On the Reuse Bias in Off-Policy Reinforcement Learning
Chengyang Ying, Zhongkai Hao, Xinning Zhou, Hang Su, Dong Yan, Jun Zhu
TL;DR
This work identifies Reuse Bias as a bias introduced when replay-buffer data is reused for both evaluating and optimizing the current policy in off-policy RL. It proves that IS-based evaluation can overestimate the true policy return and introduces a high-probability bound that depends on a KL-divergence term and a data-discrepancy term, linking bias control to algorithmic stability. To mitigate this bias, the authors propose Bias-Regularized Importance Sampling (BIRIS), which regularizes the policy optimization with a bias term based on the state-action likelihood ratio, and they show how to implement it with SAC and TD3. Empirically, BIRIS reduces Reuse Bias and improves sample efficiency on MiniGrid and MuJoCo tasks, offering a practical, plug-in enhancement that complements existing variance-reduction techniques and can be extended to actor-critic frameworks.
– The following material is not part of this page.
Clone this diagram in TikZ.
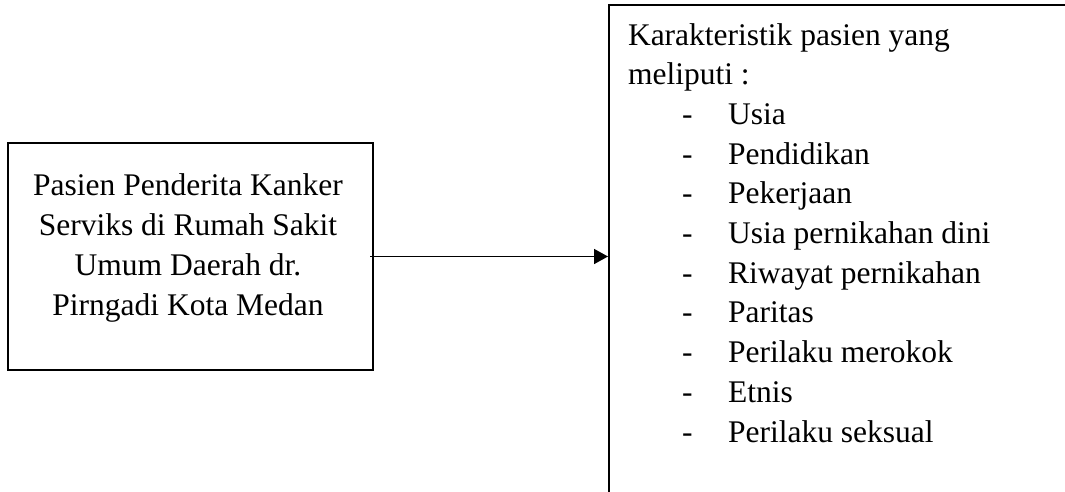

Overall, the paper provides a formal bias analysis, a principled mitigation strategy, and strong empirical validation for more stable and efficient off-policy learning.
Abstract
Importance sampling (IS) is a popular technique in off-policy evaluation, which re-weights the return of trajectories in the replay buffer to boost sample efficiency. However, training with IS can be unstable and previous attempts to address this issue mainly focus on analyzing the variance of IS. In this paper, we reveal that the instability is also related to a new notion of Reuse Bias of IS -- the bias in off-policy evaluation caused by the reuse of the replay buffer for evaluation and optimization. We theoretically show that the off-policy evaluation and optimization of the current policy with the data from the replay buffer result in an overestimation of the objective, which may cause an erroneous gradient update and degenerate the performance. We further provide a high-probability upper bound of the Reuse Bias, and show that controlling one term of the upper bound can control the Reuse Bias by introducing the concept of stability for off-policy algorithms. Based on these analyses, we finally present a novel Bias-Regularized Importance Sampling (BIRIS) framework along with practical algorithms, which can alleviate the negative impact of the Reuse Bias. Experimental results show that our BIRIS-based methods can significantly improve the sample efficiency on a series of continuous control tasks in MuJoCo.